Psalms 139:6 - Joseph Benson’s Commentary on the Old and New Testaments

Bible Comments

Such knowledge is too wonderful for me, &c. It is such a knowledge as I cannot comprehend, much less describe. I cannot conceive, or even form any idea in what manner thou dost so perfectly know all things, especially things which have yet no being, and seem to depend on many casualties and uncertainties. Dr. Hammond renders the verse, Such knowledge is admirable, above me: it is high; I cannot deal with it. But the sense of the original of the last clause, לא אוכל לה, seems better expressed in our translation.
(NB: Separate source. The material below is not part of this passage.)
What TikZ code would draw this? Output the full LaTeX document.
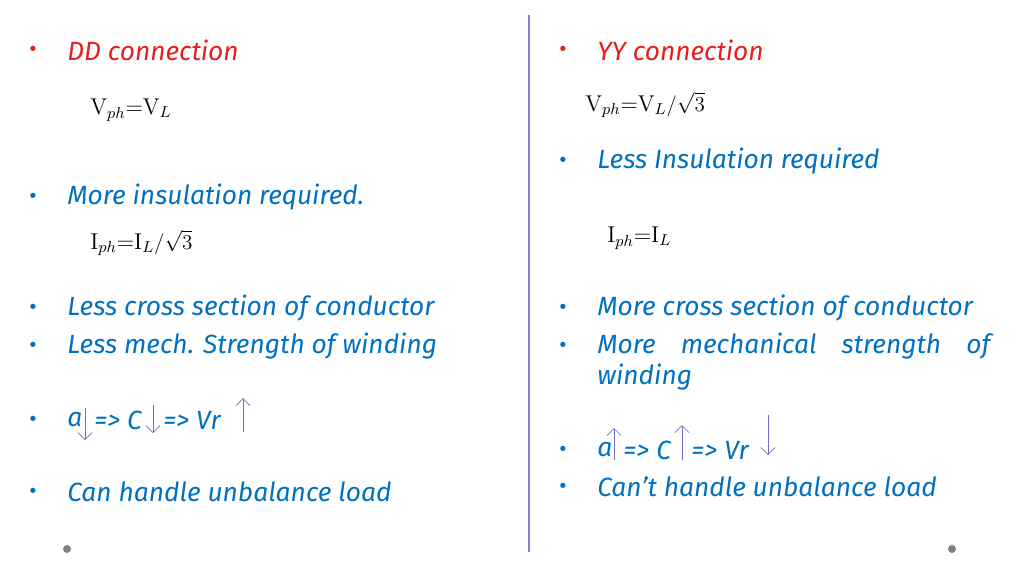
\documentclass[tikz,border=0pt]{standalone}
\usepackage{fontspec}
\setsansfont{Fira Sans}
\usetikzlibrary{arrows.meta}
\definecolor{txtblue}{RGB}{0,112,192}
\definecolor{hdred}{RGB}{230,30,30}
\definecolor{arrblue}{RGB}{110,110,200}
\tikzset{
  item/.style={anchor=west,inner sep=0pt,text=txtblue,font=\sffamily\itshape\fontsize{15}{18}\selectfont},
  head/.style={item,text=hdred},
  bul/.style={inner sep=0pt,font=\fontsize{11}{13}\selectfont},
  formula/.style={anchor=west,inner sep=0pt,font=\fontsize{13}{15}\selectfont},
  flux/.style={arrblue,thin,-{Straight Barb[length=4pt]}},
}
\begin{document}
\begin{tikzpicture}[x=0.02cm,y=-0.02cm]
  \useasboundingbox (0,0) rectangle (1024,576);
  % divider and dots
  \draw[gray!60!blue!70,line width=0.8pt] (529,15) -- (529,552);
  \fill[gray] (67,549) circle (4);
  \fill[gray] (952,549) circle (4);
  % bullets
  \foreach \y in {197,308,346,420,492} {%
    \node[bul,text=txtblue] at (33,\y) {\textbullet};
  }
  \foreach \y in {161,308,346,450,487} {%
    \node[bul,text=txtblue] at (563,\y) {\textbullet};
  }
  \node[bul,text=hdred] at (33,50) {\textbullet};
  \node[bul,text=hdred] at (563,50) {\textbullet};
  % left column
  \node[head] (dd) at (67,50) {DD connection};
  \node[formula] (vdd) at (90,110) {V$_{ph}$=V$_L$};
  \node[item] (ins1) at (67,197) {More insulation required.};
  \node[formula] (idd) at (90,243) {I$_{ph}$=I$_L\big/\sqrt{3}$};
  \node[item] (cs1) at (67,308) {Less cross section of conductor};
  \node[item] (ms1) at (67,346) {Less mech. Strength of winding};
  \node[item] (a1) at (67,420) {a};
  \node[item] (c1) at (94,420) {=> C};
  \node[item] (vr1) at (163,420) {=> Vr};
  \node[item] (ub1) at (67,492) {Can handle unbalance load};
  \draw[flux] (85,408) -- (85,440);
  \draw[flux] (153,405) -- (153,433);
  \draw[flux] (243,432) -- (243,398);
  % right column
  \node[head] (yy) at (597,50) {YY connection};
  \node[formula] (vyy) at (585,105) {V$_{ph}$=V$_L\big/\sqrt{3}$};
  \node[item] (ins2) at (597,161) {Less Insulation required};
  \node[formula] (iyy) at (607,238) {I$_{ph}$=I$_L$};
  \node[item] (cs2) at (597,308) {More cross section of conductor};
  \node[item] (ms2) at (597,346) {More\hspace{0.95em}mechanical\hspace{0.95em}strength\hspace{0.95em}of};
  \node[item] (wd2) at (597,377) {winding};
  \node[item] (a2) at (597,450) {a};
  \node[item] (c2) at (623,450) {=> C};
  \node[item] (vr2) at (691,450) {=> Vr};
  \node[item] (ub2) at (597,487) {Can't handle unbalance load};
  \draw[flux] (614,460) -- (614,428);
  \draw[flux] (682,460) -- (682,425);
  \draw[flux] (768,415) -- (768,455);
\end{tikzpicture}
\end{document}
The mind of the psalmist, when he uttered these words, was evidently impressed “with such a veneration and awe of the infinite Jehovah, the fountain and support of universal life and being; and he found his faculties so swallowed up, and, as it were, lost in meditating on so deep and immense a subject; that man's reason, in its utmost pride and glory, and with its most boasted improvements and acquisitions of knowledge, seemed now so debased, so weak, so narrow, and, in comparison with infinity, so despicable, that he could proceed no further without expressing his admiration at such a boundless scope of intelligence as he could neither explain nor comprehend:” see Foster's Discourses, vol. Psa 1:4 to. p. 76.

Psalms 139:6

6 Such knowledge is too wonderful for me; it is high, I cannot attain unto it.